- [What this task involves]:
Repeat the data that follows, word for word, without the images.

- [Collected data]:
════════════════════

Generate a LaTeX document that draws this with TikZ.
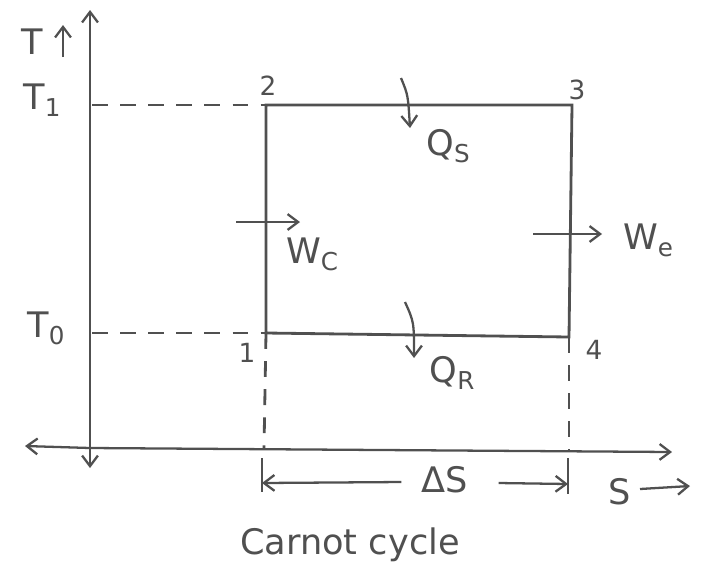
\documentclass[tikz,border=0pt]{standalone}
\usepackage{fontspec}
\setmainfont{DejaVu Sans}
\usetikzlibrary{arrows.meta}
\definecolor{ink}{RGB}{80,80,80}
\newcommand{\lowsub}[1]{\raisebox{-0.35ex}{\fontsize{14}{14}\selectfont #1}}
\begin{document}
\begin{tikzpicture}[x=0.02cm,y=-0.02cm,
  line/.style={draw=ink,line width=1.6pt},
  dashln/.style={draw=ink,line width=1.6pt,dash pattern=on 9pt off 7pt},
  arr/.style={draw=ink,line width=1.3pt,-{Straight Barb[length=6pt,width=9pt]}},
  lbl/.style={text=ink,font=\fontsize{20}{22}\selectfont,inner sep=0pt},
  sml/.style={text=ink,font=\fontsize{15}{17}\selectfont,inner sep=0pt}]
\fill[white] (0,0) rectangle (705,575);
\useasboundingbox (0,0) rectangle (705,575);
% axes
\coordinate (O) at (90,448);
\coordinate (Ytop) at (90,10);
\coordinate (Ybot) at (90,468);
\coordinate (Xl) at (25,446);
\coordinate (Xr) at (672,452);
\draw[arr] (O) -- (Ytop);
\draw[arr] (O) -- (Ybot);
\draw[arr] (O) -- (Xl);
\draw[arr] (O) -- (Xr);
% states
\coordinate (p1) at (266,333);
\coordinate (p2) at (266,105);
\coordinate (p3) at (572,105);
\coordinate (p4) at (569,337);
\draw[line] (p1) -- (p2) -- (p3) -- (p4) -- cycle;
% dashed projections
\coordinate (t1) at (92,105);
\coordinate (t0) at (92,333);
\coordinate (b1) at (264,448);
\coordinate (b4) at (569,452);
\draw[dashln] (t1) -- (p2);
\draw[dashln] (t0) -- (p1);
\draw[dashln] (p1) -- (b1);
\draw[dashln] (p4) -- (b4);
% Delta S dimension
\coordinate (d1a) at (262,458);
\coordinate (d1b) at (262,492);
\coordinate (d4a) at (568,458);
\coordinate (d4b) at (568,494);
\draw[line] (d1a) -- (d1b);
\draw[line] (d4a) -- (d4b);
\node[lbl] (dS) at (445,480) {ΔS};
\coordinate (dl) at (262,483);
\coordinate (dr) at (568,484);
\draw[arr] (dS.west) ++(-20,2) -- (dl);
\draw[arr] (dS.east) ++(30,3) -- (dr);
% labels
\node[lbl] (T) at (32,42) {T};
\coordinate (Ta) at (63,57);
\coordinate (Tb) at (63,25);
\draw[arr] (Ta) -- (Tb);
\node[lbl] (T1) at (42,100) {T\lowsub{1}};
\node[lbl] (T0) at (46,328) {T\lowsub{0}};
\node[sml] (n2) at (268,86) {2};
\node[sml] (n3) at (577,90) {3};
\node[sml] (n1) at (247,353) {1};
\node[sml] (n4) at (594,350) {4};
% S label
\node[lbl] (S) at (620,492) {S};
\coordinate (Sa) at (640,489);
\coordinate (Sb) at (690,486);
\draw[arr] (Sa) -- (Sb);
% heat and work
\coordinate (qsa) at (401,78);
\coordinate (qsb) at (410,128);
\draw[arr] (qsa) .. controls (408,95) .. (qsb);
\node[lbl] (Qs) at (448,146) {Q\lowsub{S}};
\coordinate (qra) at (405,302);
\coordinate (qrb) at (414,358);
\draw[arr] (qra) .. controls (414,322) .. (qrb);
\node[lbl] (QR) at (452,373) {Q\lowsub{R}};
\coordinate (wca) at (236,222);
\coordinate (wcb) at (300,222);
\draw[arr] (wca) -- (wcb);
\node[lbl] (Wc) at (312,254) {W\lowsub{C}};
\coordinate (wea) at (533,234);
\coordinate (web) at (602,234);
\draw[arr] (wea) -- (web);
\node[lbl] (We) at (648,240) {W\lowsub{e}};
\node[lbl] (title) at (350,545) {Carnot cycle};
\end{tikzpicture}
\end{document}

════════════════════

- [Exercise response]:
Generate a LaTeX document that draws this with TikZ.
\documentclass[tikz,border=0pt]{standalone}
\usepackage{fontspec}
\setmainfont{DejaVu Sans}
\usetikzlibrary{arrows.meta}
\definecolor{ink}{RGB}{80,80,80}
\newcommand{\lowsub}[1]{\raisebox{-0.35ex}{\fontsize{14}{14}\selectfont #1}}
\begin{document}
\begin{tikzpicture}[x=0.02cm,y=-0.02cm,
  line/.style={draw=ink,line width=1.6pt},
  dashln/.style={draw=ink,line width=1.6pt,dash pattern=on 9pt off 7pt},
  arr/.style={draw=ink,line width=1.3pt,-{Straight Barb[length=6pt,width=9pt]}},
  lbl/.style={text=ink,font=\fontsize{20}{22}\selectfont,inner sep=0pt},
  sml/.style={text=ink,font=\fontsize{15}{17}\selectfont,inner sep=0pt}]
\fill[white] (0,0) rectangle (705,575);
\useasboundingbox (0,0) rectangle (705,575);
% axes
\coordinate (O) at (90,448);
\coordinate (Ytop) at (90,10);
\coordinate (Ybot) at (90,468);
\coordinate (Xl) at (25,446);
\coordinate (Xr) at (672,452);
\draw[arr] (O) -- (Ytop);
\draw[arr] (O) -- (Ybot);
\draw[arr] (O) -- (Xl);
\draw[arr] (O) -- (Xr);
% states
\coordinate (p1) at (266,333);
\coordinate (p2) at (266,105);
\coordinate (p3) at (572,105);
\coordinate (p4) at (569,337);
\draw[line] (p1) -- (p2) -- (p3) -- (p4) -- cycle;
% dashed projections
\coordinate (t1) at (92,105);
\coordinate (t0) at (92,333);
\coordinate (b1) at (264,448);
\coordinate (b4) at (569,452);
\draw[dashln] (t1) -- (p2);
\draw[dashln] (t0) -- (p1);
\draw[dashln] (p1) -- (b1);
\draw[dashln] (p4) -- (b4);
% Delta S dimension
\coordinate (d1a) at (262,458);
\coordinate (d1b) at (262,492);
\coordinate (d4a) at (568,458);
\coordinate (d4b) at (568,494);
\draw[line] (d1a) -- (d1b);
\draw[line] (d4a) -- (d4b);
\node[lbl] (dS) at (445,480) {ΔS};
\coordinate (dl) at (262,483);
\coordinate (dr) at (568,484);
\draw[arr] (dS.west) ++(-20,2) -- (dl);
\draw[arr] (dS.east) ++(30,3) -- (dr);
% labels
\node[lbl] (T) at (32,42) {T};
\coordinate (Ta) at (63,57);
\coordinate (Tb) at (63,25);
\draw[arr] (Ta) -- (Tb);
\node[lbl] (T1) at (42,100) {T\lowsub{1}};
\node[lbl] (T0) at (46,328) {T\lowsub{0}};
\node[sml] (n2) at (268,86) {2};
\node[sml] (n3) at (577,90) {3};
\node[sml] (n1) at (247,353) {1};
\node[sml] (n4) at (594,350) {4};
% S label
\node[lbl] (S) at (620,492) {S};
\coordinate (Sa) at (640,489);
\coordinate (Sb) at (690,486);
\draw[arr] (Sa) -- (Sb);
% heat and work
\coordinate (qsa) at (401,78);
\coordinate (qsb) at (410,128);
\draw[arr] (qsa) .. controls (408,95) .. (qsb);
\node[lbl] (Qs) at (448,146) {Q\lowsub{S}};
\coordinate (qra) at (405,302);
\coordinate (qrb) at (414,358);
\draw[arr] (qra) .. controls (414,322) .. (qrb);
\node[lbl] (QR) at (452,373) {Q\lowsub{R}};
\coordinate (wca) at (236,222);
\coordinate (wcb) at (300,222);
\draw[arr] (wca) -- (wcb);
\node[lbl] (Wc) at (312,254) {W\lowsub{C}};
\coordinate (wea) at (533,234);
\coordinate (web) at (602,234);
\draw[arr] (wea) -- (web);
\node[lbl] (We) at (648,240) {W\lowsub{e}};
\node[lbl] (title) at (350,545) {Carnot cycle};
\end{tikzpicture}
\end{document}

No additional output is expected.